Les juges du fonds en déduisent que l’acquéreur ne démontre pas que son consentement a été vicié par une erreur sur les qualités substantielles du bien vendu faute d'avoir pu en appréhender la commercialité comme il le prétend.
La Cour de cassation approuve, et considère que de ces appréciations souveraines, la cour d'appel a pu déduire que l'acte de cession n'encourait pas l'annulation.
Cet arrêt se situe dans la lignée de la jurisprudence constante relative à l’article L. 141-1 du Code de commerce.
En effet, la Cour de cassation avait déjà eu l’occasion de préciser que la sanction de l’omission des mentions obligatoire n’est encourue que si le consentement de l’acquéreur a été vicié et s’il subit un préjudice (Cass. com. 1-12-1992 n°90-14578) :
« Mais attendu, en premier lieu, que l'omission dans l'acte de cession d'un fonds de commerce des diverses mentions rendues obligatoires par l'article 12 de la loi du 29 juin 1935 ne suffit pas à entraîner la nullité de l'acte ; qu'après avoir énoncé qu'il ne peut être reproché aux époux X... de n'avoir pas donné d'élément concernant la période durant laquelle le fonds avait été donné en location-gérance, la cour d'appel relève que l'omission des énonciations prescrites ne porte que sur les quatre derniers mois de l'année 1984 et que le compte de résultats de l'exercice 1984 a été annexé à l'acte de cession, de sorte qu'elle a pu retenir que le consentement des acquéreurs n'avait pas été vicié par l'omission invoquée.»
Dans cet arrêt, la haute Cour avait également distingué les conséquences de l’omission d’une mention obligatoire et celles de son inexactitude, cette dernière ne pouvant selon elle « donner lieu qu’à l’action en garantie (…), sans pouvoir entraîner, à la différence de leur omission, l'annulation de la vente du fonds de commerce. »

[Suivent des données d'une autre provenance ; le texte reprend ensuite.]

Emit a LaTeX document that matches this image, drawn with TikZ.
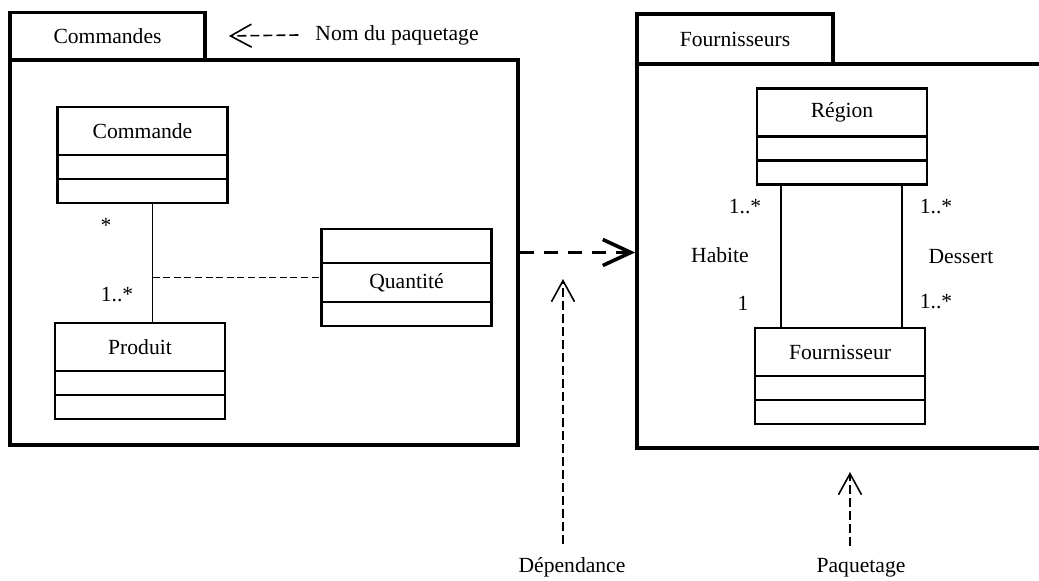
\documentclass[tikz,border=0pt]{standalone}
\usepackage{fontspec}
\setmainfont{Liberation Serif}
\usetikzlibrary{positioning,arrows.meta}
\tikzset{
  pkgtab/.style={draw, line width=1.9pt, minimum width=97.5pt, minimum height=23.5pt, inner sep=0pt},
  pkgbody/.style={draw, line width=1.9pt, inner sep=0pt},
  classname/.style={draw, line width=1.1pt, outer sep=0pt, minimum width=85pt, minimum height=24pt, inner sep=0pt},
  classpart/.style={draw, line width=1.1pt, outer sep=0pt, minimum width=85pt, minimum height=12pt, inner sep=0pt},
  assoc/.style={line width=0.9pt},
  assocdash/.style={line width=0.8pt, dash pattern=on 3.5pt off 1.8pt},
  deparrow/.style={-{Straight Barb[length=14pt, width=13pt]}, line width=1.8pt, dash pattern=on 7pt off 5pt},
  notearrow/.style={-{Straight Barb[length=10.5pt, width=11.5pt]}, line width=0.8pt, dash pattern=on 4.5pt off 2pt}
}

\begin{document}
\begin{tikzpicture}[x=0.5pt, y=-0.5pt, every node/.style={font=\fontsize{10.8}{12.8}\selectfont}]
  \useasboundingbox (0,0) rectangle (1039,580);
  \clip (0,0) rectangle (1039,580);

  % paquetages
  \node[pkgtab] (tabcmd) at (107.5,36) {Commandes};
  \node[pkgbody, minimum width=254pt, minimum height=192.5pt] (pkgcmd) at (264,252.5) {};
  \node[pkgtab, minimum width=98pt, minimum height=25pt] (tabfour) at (735,39) {Fournisseurs};
  \node[pkgbody, minimum width=216.5pt, minimum height=192pt] (pkgfour) at (853.5,256) {};

  \draw[deparrow] (pkgcmd.east) -- (pkgcmd.east -| pkgfour.west);

  % classes du paquetage Commandes
  \node[classname] (commande) at (142.5,131) {Commande};
  \node[classpart, below=0pt of commande] (commande-att) {};
  \node[classpart, below=0pt of commande-att] (commande-op) {};

  \node[classname] (produit) at (140,347) {Produit};
  \node[classpart, below=0pt of produit] (produit-att) {};
  \node[classpart, below=0pt of produit-att] (produit-op) {};

  \node[classpart, minimum height=17pt] (quantite-top) at (406.5,246) {};
  \node[classname, minimum height=19.5pt, below=0pt of quantite-top] (quantite) {Quantité};
  \node[classpart, below=0pt of quantite] (quantite-op) {};

  \draw[assoc] ([xshift=5pt]commande-op.south) -- coordinate[pos=0.62] (lien)
    ([xshift=5pt]commande-op.south |- produit.north);
  \draw[assocdash] (lien) -- (lien -| quantite.west);
  \node (mcmd) at (106,225) {*};
  \node (mprod) at (117,295) {1..*};

  % classes du paquetage Fournisseurs
  \node[classname] (region) at (842,112.5) {Région};
  \node[classpart, below=0pt of region] (region-att) {};
  \node[classpart, below=0pt of region-att] (region-op) {};

  \node[classname] (fournisseur) at (840,352) {Fournisseur};
  \node[classpart, below=0pt of fournisseur] (fournisseur-att) {};
  \node[classpart, below=0pt of fournisseur-att] (fournisseur-op) {};

  \draw[assoc] ([xshift=-30.5pt]region-op.south) -- ([xshift=-30.5pt]region-op.south |- fournisseur.north);
  \draw[assoc] ([xshift=30pt]region-op.south) -- ([xshift=30pt]region-op.south |- fournisseur.north);
  \node (mhreg) at (745,207) {1..*};
  \node (mdreg) at (936,207) {1..*};
  \node (habite) at (720,255) {Habite};
  \node (dessert) at (961,257) {Dessert};
  \node (mhfou) at (743,303) {1};
  \node (mdfou) at (936,302) {1..*};

  % annotations
  \node (nompkg) at (397,35) {Nom du paquetage};
  \draw[notearrow] ([xshift=-5pt]nompkg.west) -- ([xshift=11pt]tabcmd.east);

  \node (dep) at (572,567) {Dépendance};
  \coordinate (depcible) at (563,279);
  \draw[notearrow] ([yshift=3pt]dep.north -| depcible) -- (depcible);

  \node (paq) at (861,568) {Paquetage};
  \coordinate (paqcible) at (850,472);
  \draw[notearrow] ([yshift=3pt]paq.north -| paqcible) -- (paqcible);
\end{tikzpicture}
\end{document}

Enfin, précisons que dans l’affaire commentée, l’acquéreur demandait l'annulation de la vente pour non-respect des dispositions de l'article L 141-2 du Code de commerce imposant aux parties de viser tous les livres de comptabilité relatifs aux trois exercices comptables précédant celui de la vente.
Cette demande est également rejetée, les juges rappelant que le non-respect de cette prescription n’est, quant à lui, pas sanctionné par la nullité. Position qui confirme à nouveau la jurisprudence antérieure (Cass. com. 12-10-2010 n° 07-17.933).
Notons en l’espèce que la loi n°2016-1691 du 9 décembre 2016 - art. 129 dite Sapin II a supprimé l’obligation de viser tous les livres de comptabilité, de sorte que la question ne se pose plus pour les acte de cession régularisés depuis son entrée en vigueur.